**Recorded information**.
**********
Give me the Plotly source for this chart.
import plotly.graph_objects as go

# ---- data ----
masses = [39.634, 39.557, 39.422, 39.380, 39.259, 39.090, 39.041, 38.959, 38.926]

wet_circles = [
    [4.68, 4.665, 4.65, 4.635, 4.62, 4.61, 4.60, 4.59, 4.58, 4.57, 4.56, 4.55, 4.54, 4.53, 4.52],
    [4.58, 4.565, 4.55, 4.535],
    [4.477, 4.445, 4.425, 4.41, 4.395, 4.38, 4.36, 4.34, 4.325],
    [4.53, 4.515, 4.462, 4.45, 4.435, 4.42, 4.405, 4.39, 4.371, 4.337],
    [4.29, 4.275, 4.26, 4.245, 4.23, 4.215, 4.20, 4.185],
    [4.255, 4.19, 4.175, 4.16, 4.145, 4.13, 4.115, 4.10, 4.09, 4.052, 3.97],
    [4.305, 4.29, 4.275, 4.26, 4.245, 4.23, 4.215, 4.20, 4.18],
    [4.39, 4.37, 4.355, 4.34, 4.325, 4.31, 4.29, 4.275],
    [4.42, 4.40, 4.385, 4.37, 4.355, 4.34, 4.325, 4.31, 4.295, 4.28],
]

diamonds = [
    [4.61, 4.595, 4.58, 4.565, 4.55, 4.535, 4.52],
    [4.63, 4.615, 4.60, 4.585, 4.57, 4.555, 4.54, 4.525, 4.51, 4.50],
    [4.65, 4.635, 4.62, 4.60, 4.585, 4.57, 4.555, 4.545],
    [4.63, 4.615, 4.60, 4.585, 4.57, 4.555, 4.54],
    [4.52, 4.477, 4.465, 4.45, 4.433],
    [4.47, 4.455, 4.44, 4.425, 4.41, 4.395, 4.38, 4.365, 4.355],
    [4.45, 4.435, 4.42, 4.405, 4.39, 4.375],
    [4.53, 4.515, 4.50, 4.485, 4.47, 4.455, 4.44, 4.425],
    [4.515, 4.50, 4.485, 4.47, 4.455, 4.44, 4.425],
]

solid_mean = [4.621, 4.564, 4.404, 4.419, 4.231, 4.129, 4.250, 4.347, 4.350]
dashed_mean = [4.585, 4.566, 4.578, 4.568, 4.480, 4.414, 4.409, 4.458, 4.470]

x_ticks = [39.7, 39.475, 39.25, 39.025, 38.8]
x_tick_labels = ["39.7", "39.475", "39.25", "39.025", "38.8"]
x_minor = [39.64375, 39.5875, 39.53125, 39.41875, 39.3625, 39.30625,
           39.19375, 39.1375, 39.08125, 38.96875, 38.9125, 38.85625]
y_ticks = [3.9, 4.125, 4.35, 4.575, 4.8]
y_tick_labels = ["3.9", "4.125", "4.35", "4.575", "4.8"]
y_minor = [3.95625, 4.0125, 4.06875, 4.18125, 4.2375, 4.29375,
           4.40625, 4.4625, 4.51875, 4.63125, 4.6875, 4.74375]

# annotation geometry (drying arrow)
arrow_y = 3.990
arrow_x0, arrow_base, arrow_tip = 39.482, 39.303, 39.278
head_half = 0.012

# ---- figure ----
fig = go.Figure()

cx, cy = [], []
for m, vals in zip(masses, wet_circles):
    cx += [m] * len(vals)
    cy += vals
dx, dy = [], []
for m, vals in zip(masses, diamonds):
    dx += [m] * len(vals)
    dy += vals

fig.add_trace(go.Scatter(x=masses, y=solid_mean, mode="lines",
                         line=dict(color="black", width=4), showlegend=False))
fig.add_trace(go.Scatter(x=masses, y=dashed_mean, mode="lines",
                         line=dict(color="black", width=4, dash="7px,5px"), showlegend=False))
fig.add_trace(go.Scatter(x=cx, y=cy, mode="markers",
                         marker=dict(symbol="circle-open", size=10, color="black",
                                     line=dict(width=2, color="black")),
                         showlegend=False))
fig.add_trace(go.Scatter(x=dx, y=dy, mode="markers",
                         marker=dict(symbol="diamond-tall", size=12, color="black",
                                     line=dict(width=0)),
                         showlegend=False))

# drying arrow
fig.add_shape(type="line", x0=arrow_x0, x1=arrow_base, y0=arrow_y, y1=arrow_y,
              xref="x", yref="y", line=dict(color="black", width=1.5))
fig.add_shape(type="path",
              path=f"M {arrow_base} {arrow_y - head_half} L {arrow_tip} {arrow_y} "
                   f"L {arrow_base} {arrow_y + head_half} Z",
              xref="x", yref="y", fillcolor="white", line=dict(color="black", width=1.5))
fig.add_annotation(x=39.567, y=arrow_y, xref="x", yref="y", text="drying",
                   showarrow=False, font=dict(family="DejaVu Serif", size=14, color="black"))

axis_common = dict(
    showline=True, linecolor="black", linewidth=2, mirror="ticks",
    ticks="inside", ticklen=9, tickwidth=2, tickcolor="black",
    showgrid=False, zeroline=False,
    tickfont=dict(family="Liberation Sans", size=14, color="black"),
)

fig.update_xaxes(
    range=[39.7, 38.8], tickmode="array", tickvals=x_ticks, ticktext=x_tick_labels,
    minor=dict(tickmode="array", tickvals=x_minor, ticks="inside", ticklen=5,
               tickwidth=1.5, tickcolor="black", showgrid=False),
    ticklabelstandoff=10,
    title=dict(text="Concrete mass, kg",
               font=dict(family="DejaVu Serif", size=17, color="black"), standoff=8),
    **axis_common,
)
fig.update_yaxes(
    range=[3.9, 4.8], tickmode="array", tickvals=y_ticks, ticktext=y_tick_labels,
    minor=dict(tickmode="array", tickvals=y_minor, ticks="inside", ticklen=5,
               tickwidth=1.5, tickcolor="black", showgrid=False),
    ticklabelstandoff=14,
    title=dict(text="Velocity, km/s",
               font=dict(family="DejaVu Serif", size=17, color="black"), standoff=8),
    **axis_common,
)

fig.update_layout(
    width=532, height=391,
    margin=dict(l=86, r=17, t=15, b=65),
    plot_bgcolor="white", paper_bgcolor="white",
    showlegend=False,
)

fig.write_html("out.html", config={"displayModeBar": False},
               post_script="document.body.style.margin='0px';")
**********
**Instructions to follow**.
Lines from the start of the material above through the line containing "4.409, 4.458, 4.470]" are to be duplicated exactly, and only those.

**Reply to the task**.
Give me the Plotly source for this chart.
import plotly.graph_objects as go

# ---- data ----
masses = [39.634, 39.557, 39.422, 39.380, 39.259, 39.090, 39.041, 38.959, 38.926]

wet_circles = [
    [4.68, 4.665, 4.65, 4.635, 4.62, 4.61, 4.60, 4.59, 4.58, 4.57, 4.56, 4.55, 4.54, 4.53, 4.52],
    [4.58, 4.565, 4.55, 4.535],
    [4.477, 4.445, 4.425, 4.41, 4.395, 4.38, 4.36, 4.34, 4.325],
    [4.53, 4.515, 4.462, 4.45, 4.435, 4.42, 4.405, 4.39, 4.371, 4.337],
    [4.29, 4.275, 4.26, 4.245, 4.23, 4.215, 4.20, 4.185],
    [4.255, 4.19, 4.175, 4.16, 4.145, 4.13, 4.115, 4.10, 4.09, 4.052, 3.97],
    [4.305, 4.29, 4.275, 4.26, 4.245, 4.23, 4.215, 4.20, 4.18],
    [4.39, 4.37, 4.355, 4.34, 4.325, 4.31, 4.29, 4.275],
    [4.42, 4.40, 4.385, 4.37, 4.355, 4.34, 4.325, 4.31, 4.295, 4.28],
]

diamonds = [
    [4.61, 4.595, 4.58, 4.565, 4.55, 4.535, 4.52],
    [4.63, 4.615, 4.60, 4.585, 4.57, 4.555, 4.54, 4.525, 4.51, 4.50],
    [4.65, 4.635, 4.62, 4.60, 4.585, 4.57, 4.555, 4.545],
    [4.63, 4.615, 4.60, 4.585, 4.57, 4.555, 4.54],
    [4.52, 4.477, 4.465, 4.45, 4.433],
    [4.47, 4.455, 4.44, 4.425, 4.41, 4.395, 4.38, 4.365, 4.355],
    [4.45, 4.435, 4.42, 4.405, 4.39, 4.375],
    [4.53, 4.515, 4.50, 4.485, 4.47, 4.455, 4.44, 4.425],
    [4.515, 4.50, 4.485, 4.47, 4.455, 4.44, 4.425],
]

solid_mean = [4.621, 4.564, 4.404, 4.419, 4.231, 4.129, 4.250, 4.347, 4.350]
dashed_mean = [4.585, 4.566, 4.578, 4.568, 4.480, 4.414, 4.409, 4.458, 4.470]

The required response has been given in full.